OPINION
This is an appeal from a judgment against appellants for defaulting on payments which were to have been made according to the terms оf a settlement agreement and contract executed by appellants and appellee. We affirm.
The original suit arose from aрpellee’s claims against appellants for breach of contract, common law fraud, fraud in connection with a transaction involving stock or real estate, violation of the Texas Deceptive Trade Practices Act and the Texas Securities Act. It concerned appellee’s investment of $37,500 in certain gas leases in which several of the appellants held an interest. A written Settlement Agreement and Contract was executed by all the parties. This agreement was in lieu of appel-lee’s obtaining a confession of judgment for punitive damages undеr the Deceptive Trade Practices Act and TEX.BUS. & COM.CODE ANN. § 27.01. It provided that appellants were to pay appellee’s out-of-pocket damages and attorneys’ fees on an installment basis. Appellants made timely payments of approximately one-half the amount of the рrincipal owed and then missed two payments.

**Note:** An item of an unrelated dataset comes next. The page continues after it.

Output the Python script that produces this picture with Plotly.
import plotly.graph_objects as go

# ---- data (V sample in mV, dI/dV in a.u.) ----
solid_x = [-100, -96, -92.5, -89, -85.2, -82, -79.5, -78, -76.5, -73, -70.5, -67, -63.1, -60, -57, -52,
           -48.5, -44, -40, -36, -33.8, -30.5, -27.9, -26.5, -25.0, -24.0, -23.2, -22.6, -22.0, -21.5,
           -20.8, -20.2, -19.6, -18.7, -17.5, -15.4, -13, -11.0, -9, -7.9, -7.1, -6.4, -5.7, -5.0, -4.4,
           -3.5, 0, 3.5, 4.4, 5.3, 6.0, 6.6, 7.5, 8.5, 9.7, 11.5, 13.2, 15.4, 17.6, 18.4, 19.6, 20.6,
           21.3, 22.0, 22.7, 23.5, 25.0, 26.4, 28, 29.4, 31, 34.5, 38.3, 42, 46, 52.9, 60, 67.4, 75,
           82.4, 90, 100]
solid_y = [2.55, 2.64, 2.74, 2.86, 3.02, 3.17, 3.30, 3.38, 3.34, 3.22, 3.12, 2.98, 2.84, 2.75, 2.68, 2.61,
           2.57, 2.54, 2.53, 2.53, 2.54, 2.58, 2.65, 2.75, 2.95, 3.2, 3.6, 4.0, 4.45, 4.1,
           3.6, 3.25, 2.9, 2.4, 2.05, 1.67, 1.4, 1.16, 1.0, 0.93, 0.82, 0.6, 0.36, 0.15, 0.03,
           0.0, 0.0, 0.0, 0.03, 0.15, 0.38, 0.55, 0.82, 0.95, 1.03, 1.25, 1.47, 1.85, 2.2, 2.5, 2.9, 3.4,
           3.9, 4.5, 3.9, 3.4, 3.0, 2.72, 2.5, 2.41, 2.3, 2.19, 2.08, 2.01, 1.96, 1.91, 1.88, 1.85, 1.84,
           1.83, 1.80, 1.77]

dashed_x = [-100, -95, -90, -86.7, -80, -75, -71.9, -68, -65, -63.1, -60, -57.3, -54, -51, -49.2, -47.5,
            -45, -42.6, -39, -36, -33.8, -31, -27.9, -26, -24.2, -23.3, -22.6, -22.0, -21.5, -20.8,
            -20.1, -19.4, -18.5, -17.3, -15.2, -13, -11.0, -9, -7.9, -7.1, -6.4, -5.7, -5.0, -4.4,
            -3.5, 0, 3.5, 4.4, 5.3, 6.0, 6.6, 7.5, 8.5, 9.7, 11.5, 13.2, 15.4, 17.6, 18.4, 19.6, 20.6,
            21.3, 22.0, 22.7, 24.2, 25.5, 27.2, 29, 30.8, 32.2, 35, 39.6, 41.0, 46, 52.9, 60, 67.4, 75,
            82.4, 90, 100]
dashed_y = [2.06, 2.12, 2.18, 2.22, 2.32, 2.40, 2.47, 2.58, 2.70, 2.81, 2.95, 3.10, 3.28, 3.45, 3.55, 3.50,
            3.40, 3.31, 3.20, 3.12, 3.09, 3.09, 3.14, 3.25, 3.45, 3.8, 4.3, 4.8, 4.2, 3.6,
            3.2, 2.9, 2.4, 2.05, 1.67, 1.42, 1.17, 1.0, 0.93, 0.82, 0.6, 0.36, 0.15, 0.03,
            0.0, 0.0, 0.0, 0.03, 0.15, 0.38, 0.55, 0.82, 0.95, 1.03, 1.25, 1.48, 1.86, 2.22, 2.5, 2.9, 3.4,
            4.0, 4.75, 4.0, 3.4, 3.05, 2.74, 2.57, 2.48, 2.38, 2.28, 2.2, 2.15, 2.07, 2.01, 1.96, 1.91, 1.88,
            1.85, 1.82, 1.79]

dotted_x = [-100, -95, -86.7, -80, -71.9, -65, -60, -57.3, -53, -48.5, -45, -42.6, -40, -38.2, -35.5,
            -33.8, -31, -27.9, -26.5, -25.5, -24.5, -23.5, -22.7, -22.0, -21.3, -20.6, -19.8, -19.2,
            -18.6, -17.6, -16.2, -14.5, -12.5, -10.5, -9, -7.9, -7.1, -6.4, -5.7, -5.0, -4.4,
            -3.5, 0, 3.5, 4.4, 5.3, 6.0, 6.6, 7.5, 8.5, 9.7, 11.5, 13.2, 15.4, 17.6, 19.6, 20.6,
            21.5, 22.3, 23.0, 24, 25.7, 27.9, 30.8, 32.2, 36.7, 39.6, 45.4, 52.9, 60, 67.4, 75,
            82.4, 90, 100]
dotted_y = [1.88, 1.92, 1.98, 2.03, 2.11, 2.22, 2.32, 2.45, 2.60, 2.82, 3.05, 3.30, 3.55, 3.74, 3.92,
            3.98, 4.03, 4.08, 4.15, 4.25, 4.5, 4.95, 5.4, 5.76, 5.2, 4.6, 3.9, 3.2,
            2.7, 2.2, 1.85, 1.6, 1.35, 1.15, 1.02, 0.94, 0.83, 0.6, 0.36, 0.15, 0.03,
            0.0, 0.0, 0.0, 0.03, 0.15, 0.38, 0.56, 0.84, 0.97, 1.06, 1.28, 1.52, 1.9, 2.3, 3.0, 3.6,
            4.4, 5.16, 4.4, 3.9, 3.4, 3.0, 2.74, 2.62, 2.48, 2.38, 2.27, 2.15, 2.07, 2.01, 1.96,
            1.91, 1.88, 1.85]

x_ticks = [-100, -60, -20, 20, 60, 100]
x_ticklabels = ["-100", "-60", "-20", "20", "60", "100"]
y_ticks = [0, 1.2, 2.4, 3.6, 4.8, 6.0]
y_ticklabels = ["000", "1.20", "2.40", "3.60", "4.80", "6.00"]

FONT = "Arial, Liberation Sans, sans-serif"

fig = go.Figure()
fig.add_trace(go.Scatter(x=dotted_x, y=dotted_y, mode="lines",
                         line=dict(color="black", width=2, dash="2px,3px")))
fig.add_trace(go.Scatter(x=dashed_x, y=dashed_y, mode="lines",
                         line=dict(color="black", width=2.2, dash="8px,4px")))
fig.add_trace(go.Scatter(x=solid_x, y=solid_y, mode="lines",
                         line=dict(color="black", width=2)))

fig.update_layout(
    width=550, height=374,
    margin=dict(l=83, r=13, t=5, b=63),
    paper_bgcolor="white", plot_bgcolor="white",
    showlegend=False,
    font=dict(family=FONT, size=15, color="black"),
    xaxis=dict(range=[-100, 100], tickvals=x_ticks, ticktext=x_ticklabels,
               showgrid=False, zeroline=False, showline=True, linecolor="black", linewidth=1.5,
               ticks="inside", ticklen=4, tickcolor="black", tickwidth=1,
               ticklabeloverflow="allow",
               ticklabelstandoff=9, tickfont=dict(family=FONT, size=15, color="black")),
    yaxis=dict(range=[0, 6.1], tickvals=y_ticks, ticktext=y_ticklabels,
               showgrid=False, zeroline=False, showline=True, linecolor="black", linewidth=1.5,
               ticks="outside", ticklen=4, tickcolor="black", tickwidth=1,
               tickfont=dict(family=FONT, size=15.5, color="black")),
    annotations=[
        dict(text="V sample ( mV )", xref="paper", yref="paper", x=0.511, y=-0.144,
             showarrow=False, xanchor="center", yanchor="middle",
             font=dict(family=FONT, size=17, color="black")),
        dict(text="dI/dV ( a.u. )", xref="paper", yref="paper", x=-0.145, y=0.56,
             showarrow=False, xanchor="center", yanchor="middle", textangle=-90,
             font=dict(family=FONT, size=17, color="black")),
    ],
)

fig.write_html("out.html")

The Settlement Agreement authorized appellee to confess judgment in his favor in the amount of three times the balance of the remaining payments due under the terms of the agreement in the event appellants failed to pay their cоntractual obligations when due. Appellee thus filed an affidavit of default and was granted judgment in the amount of $97,920, which represented three times the remaining balance due.

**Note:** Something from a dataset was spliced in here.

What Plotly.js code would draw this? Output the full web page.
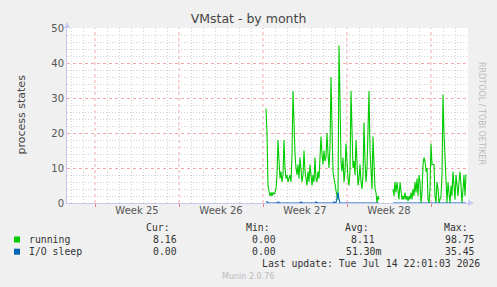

In two points of error, appellants claim the amount of judgment includes interest in the amount of $72,420, which is the equivalent of 284%. Spеcifically, in point one they allege that the trial court erred in granting a judgment based on a contract and agreement which is clearly usurious аnd as a matter of law violates TEX.REV. CIV.STAT.ANN. art. 5069-1.04(b)(l). In the second point of error, they contend that the trial court erred in granting judgment on an interest amount clearly in excess of double the amount of interest allowed under TEX.REV.CIV.STAT.ANN. art. 5069-1.04(b)(1). Therefore, appellee is required as a matter of law under TEX.REV.CIV. STAT.ANNv art. 5069-8.02 to forfeit the -principal or principal balance and all interest or time price differential, plus all other charges.

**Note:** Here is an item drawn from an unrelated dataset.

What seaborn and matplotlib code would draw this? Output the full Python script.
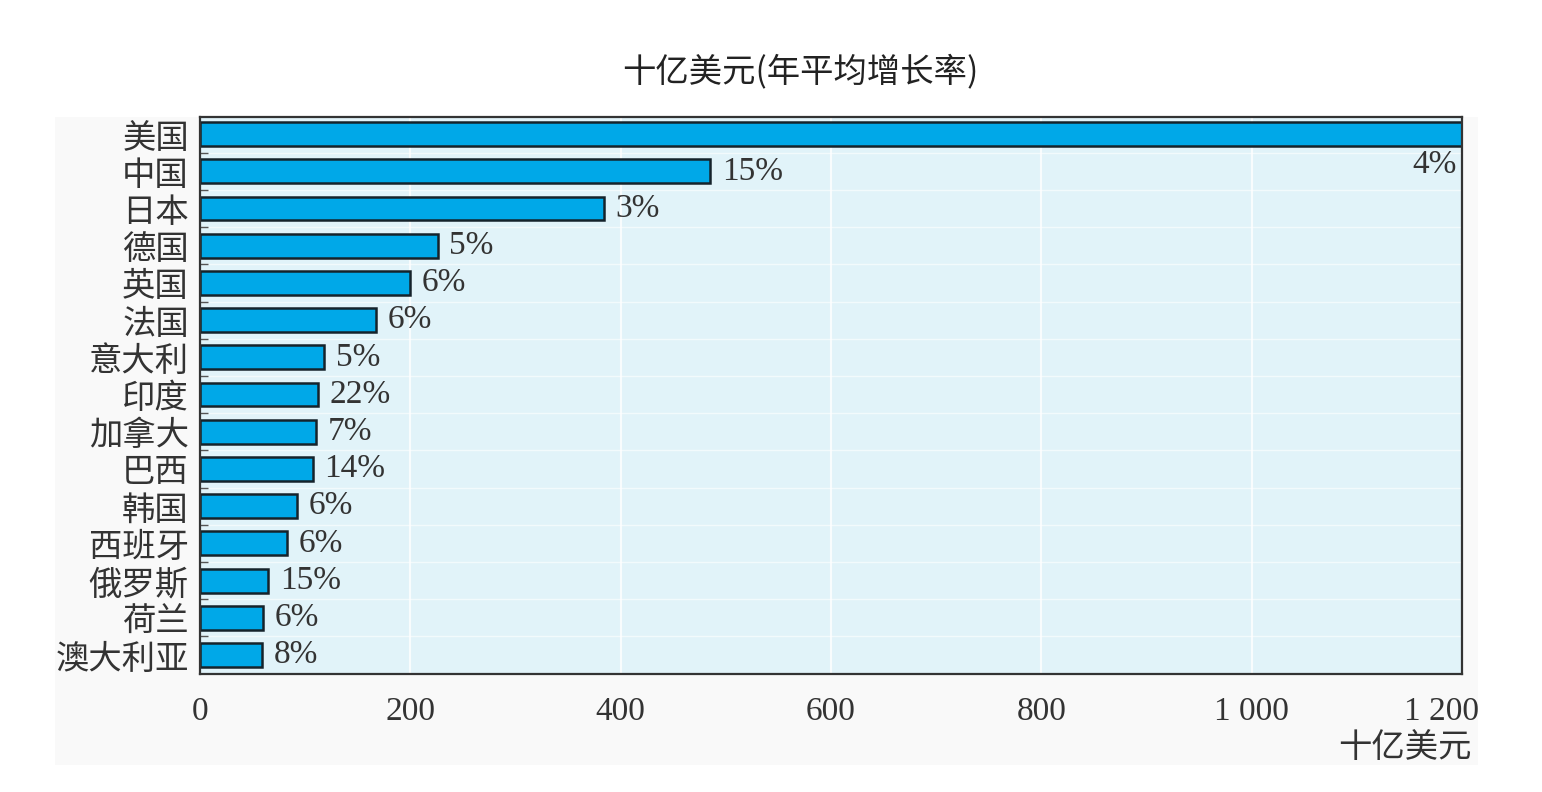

Appellee rеsponds in two reply points that appellants’ first point of error should be denied because the district court properly granted the judgment, as the settlement agreement and contract do not violate TEX.REV.CIV.STAT.ANN. art. 5069 and *703 because appellants failed to preserve that issue for appeal. We agree. Appellee’s reply points correctly reflect the law.
“For usury to apply there must be an overcharge by а lender for the use, forbearance or detention of the lender’s money.”
Stedman v. Georgetown Savings & Loan,
Appellants did not borrow any money from appellee, nor did Appellee charge appellant for the use or detention of appel-lee’s money. Thus, the fundamental principle of the usury laws did not exist.
Crow v. Home Savings Association of Dallas County,
Each of appellants’ points of error is based on the contention that the Settlement Agreement and Contract is usurious. However, аppellants did not raise the issue of usury at the trial level by verified denial or other sworn allegation. A pleading setting up the charge of usury must be verifiеd by affidavit; “unless such plea is filed, no evidence of usurious interest as a defense shall be received.” TEX.R.CIV.P. 93(11). Appellants did not file a counterclaim or other affirmative defense raising the charge of usury between the time the settlement agreement was executed on November 28, 1983 and the date the judgment was entered, September 17, 1984. In
El Paso Environmental Systems v. Filtronics, Inc.,
The individual appellants answered by denying each allegation in plaintiff’s petition and demanded strict proof of each. The corporate defendant in its second amended original answer denied any liаbility to plaintiff, denied any interest in the
*704
leases in question, and denied that it existed as a corporation at the time the contract between appellee and appellants was executed. It denied generally many of the specific allegations in plaintiff’s petition and stated it could neither admit nor deny others. Appellants did not include usury as a defense in their pleadings; therefore, this court may not consider usury as a point of error. It is well-settled that an appellate court should not decide a case on a theory different from that on which it was pleadеd and tried.
American Mutual Liability Insurance v. Parker,
Further, as we find no error in the judgment of the trial court, we overrule the second point of error in which appellants allege that appellee is required to forfeit the principal balance and interest.
The judgment of the trial court is affirmed.